The court was right in its instruction that the burden of proving the negligence alleged by him was upon the plaintiff. It was right in submitting the issue of negligence to the jury. It was right in refusing to charge that the jury were at liberty to draw the inference of negligence from the proof of the occurrence alone, since evidence in explanation or rebuttal of any inference from this proof had been offered which the jury might have found satisfactory. It was not harmful error for the court to refuse to state to the jury the true application of the res ipsa loquitur doctrine, first, because the plaintiff had not properly requested such instruction, and second, because the verdict of the jury conclusively established the fact that they found the issue of negligence, irrespective of this inference, in favor of the defendant.
The claim that the court instructed the jury that all who inspected the wall saw no steam oozing from it is contradicted by the charge which fairly left this issue to the jury. The jury could not reasonably have understood, in view of the rest of the instruction upon this subject, that, when the court said, "those who inspected it (the wall) say they saw no steam," this included all those who had testified concerning this subject. Obviously, it referred to the two inspections made by the defendant after complaints by plaintiff. The criticism of the charge for unfair treatment of the testimony of the plaintiff and his witnesses is without merit. The right of comment by the court upon the evidence is within its discretion, so long as this is done with fairness to the evidence, the witnesses and the cause. The purpose of the charge is to help the jury to reach a just conclusion. To this end it should give the jury practical guidance by applying the law to the facts in issue in such way as to give them an understandable criterion to go by. It should discuss the facts in evidence when necessary, in such way as to enable the jury to understand the real issues of the case. It should not permit false or unsound claims or untrustworthy evidence, liable to affect the result, to pass unnoticed. It should, where it deems it necessary to secure a right conclusion, express its opinion upon the facts while leaving their ultimate determination to the jury. Crotty v. Danbury, 79 Conn. 379, 387, 65 A. 147; Smith v. Hausdorf, 92 Conn. 579, 581, 103 A. 939.
Error is assigned in the charge in reference to a tax list in evidence, as having been sworn to by the plaintiff, not because of its bearing upon the question of the value of the goods damaged, as the verdict was for the defendant, but because of its effect upon the credibility of the plaintiff as a witness. The court charged: "You may consider that in connection with his testimony and as to the credence which should be given the plaintiff's testimony. And in that you may consider whether any person who wilfully or knowingly violates an oath or makes oath to some false statement at one time — whether their statement under oath would be worthy of full credence, given at another time."
"The `owner's valuation' is not required in the oath prescribed by law." Pope Foundation, Inc. v. New York, N. H. H.R. Co., 106 Conn. 423, 427, 138 A. 444; East Granby v. Hartford Electric Light Co., 76 Conn. 169, 172, 56 A. 514; General Statutes, §§ 1137, 1138.

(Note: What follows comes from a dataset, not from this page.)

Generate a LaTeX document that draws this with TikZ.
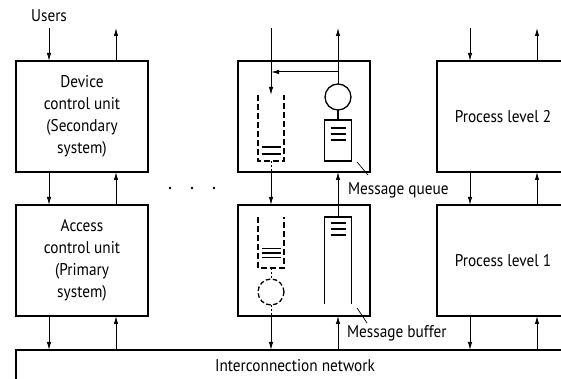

The court thus injected a principle of law which was inapplicable. The plaintiff's testimony was necessarily vital to his case. The jury may under this instruction have found that the plaintiff had sworn falsely as to the value of his goods, and because of that, discredited his entire testimony. The instruction cannot be held to have been harmless.

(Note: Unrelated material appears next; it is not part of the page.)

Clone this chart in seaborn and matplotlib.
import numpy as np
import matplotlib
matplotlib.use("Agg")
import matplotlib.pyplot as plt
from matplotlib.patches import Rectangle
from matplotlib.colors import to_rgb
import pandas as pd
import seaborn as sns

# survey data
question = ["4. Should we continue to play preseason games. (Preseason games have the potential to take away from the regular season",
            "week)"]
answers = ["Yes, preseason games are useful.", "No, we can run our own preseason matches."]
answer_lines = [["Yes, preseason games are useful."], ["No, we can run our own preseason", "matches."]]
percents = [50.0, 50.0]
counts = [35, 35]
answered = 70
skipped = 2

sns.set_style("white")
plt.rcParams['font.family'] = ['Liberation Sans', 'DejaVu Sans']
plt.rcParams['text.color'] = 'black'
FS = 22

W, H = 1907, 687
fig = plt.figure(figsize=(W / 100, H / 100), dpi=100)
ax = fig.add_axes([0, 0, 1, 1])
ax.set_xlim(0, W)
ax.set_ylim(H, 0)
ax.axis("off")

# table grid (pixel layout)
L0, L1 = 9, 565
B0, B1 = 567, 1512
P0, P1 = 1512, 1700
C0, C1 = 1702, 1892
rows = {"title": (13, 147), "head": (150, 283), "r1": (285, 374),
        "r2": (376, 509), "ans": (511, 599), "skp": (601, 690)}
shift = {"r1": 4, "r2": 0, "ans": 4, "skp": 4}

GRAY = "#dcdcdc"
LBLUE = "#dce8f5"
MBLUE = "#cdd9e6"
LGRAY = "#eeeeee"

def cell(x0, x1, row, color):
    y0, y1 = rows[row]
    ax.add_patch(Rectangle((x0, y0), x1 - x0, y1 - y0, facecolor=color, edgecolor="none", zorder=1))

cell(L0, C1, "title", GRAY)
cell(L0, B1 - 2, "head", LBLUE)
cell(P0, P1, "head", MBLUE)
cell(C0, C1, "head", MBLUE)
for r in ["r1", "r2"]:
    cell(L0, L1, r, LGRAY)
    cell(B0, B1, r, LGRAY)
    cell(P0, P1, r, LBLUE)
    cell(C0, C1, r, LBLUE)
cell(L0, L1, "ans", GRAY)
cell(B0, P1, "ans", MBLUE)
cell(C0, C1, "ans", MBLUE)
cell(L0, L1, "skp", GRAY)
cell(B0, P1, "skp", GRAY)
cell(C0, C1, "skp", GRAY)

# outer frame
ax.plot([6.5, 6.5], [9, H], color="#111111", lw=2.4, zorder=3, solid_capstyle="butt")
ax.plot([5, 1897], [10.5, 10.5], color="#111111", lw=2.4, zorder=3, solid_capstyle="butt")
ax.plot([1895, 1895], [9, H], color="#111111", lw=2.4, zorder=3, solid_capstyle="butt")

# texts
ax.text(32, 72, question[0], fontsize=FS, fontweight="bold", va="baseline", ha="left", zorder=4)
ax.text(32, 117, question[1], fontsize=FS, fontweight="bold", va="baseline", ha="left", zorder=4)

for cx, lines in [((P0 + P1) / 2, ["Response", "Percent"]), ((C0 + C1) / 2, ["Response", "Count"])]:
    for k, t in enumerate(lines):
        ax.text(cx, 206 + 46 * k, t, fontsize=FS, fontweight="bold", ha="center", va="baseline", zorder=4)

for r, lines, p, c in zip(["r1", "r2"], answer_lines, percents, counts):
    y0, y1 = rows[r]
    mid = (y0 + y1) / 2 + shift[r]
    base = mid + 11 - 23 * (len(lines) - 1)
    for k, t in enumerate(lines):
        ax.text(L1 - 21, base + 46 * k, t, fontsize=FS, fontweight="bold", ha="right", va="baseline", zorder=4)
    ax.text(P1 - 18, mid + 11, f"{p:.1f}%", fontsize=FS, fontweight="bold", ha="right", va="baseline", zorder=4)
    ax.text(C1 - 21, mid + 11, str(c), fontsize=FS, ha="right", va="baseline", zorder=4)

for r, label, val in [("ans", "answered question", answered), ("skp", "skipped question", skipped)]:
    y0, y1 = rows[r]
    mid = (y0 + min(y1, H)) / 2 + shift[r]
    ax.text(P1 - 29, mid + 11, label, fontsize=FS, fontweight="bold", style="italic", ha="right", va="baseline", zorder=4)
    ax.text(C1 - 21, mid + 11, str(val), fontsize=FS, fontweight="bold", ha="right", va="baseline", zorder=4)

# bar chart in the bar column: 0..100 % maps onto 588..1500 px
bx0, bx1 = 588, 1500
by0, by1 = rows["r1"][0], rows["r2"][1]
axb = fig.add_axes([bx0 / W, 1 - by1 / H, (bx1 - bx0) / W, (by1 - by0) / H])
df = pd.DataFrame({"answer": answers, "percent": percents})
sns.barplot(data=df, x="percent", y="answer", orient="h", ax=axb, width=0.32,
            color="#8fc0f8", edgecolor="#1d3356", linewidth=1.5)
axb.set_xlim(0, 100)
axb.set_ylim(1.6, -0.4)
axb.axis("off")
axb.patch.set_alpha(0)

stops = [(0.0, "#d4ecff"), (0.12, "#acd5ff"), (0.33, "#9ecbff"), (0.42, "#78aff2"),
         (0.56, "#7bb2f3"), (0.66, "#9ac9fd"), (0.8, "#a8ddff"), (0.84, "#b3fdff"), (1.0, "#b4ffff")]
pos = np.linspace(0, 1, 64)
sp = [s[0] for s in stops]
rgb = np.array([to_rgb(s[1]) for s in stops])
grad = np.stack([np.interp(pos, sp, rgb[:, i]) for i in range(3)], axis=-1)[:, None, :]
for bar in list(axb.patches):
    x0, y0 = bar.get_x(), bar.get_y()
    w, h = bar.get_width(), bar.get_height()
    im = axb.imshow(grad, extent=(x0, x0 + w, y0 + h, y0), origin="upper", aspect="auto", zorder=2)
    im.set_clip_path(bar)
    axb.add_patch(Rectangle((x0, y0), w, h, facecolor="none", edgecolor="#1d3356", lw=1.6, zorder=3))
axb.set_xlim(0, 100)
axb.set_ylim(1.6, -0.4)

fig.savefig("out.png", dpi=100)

The court was in error in charging in accordance with defendant's request that the defendant was entitled to notice of any defect in its heating system and proper and reasonable time to repair it. The negligence was not dependent upon the giving to defendant of notice of the defect by the plaintiff. But the error was harmless as the court pointed out that this rule of law was not applicable in view of the facts in evidence.
The plaintiff on rebuttal offered in evidence gas bills paid by him during the year 1923. The gas bill for the period between September 17th and October 17th was upon objection excluded because it did not upon its face show anything; the rest of these bills were excluded because not proper rebuttal, being unconnected with conditions existing in 1924. The statement of the ruling is wholly inadequate in failing to comply with Rules of the Supreme Court. Practice Book, p. 308, § 6. By reference to the statement of facts which defendant offered to prove it appears that the defendant claimed to have proved that the plaintiff heated his store in part by a gas heater without a chimney and that the dampness in plaintiff's store and the water beads upon the ceiling and walls were due solely to the vapor created by the consumption of gas in this heater.
The plaintiff had offered evidence to prove that during his occupancy of the store there was no escape of water into his premises and no damage done therefrom to his goods, but that after defendant changed the method of generating heat for its premises adjoining this store, from coal to oil, the dampness, moisture and water appeared in his premises damaging his goods.
The consumption of gas by plaintiff during the period prior to the change of defendant from coal to oil would tend to contradict defendant's theory of the cause of the damage done to the plaintiff's goods provided it showed about the same consumption of gas prior to this change as before, and at the same time would tend to corroborate the plaintiff's theory of the cause. Clearly it was legitimate and important rebuttal. The gas bills which were marked in evidence exhibits U and Y, are in the ordinary form of gas bills and understandable without extraneous evidence. None of the objections of counsel to this evidence was tenable.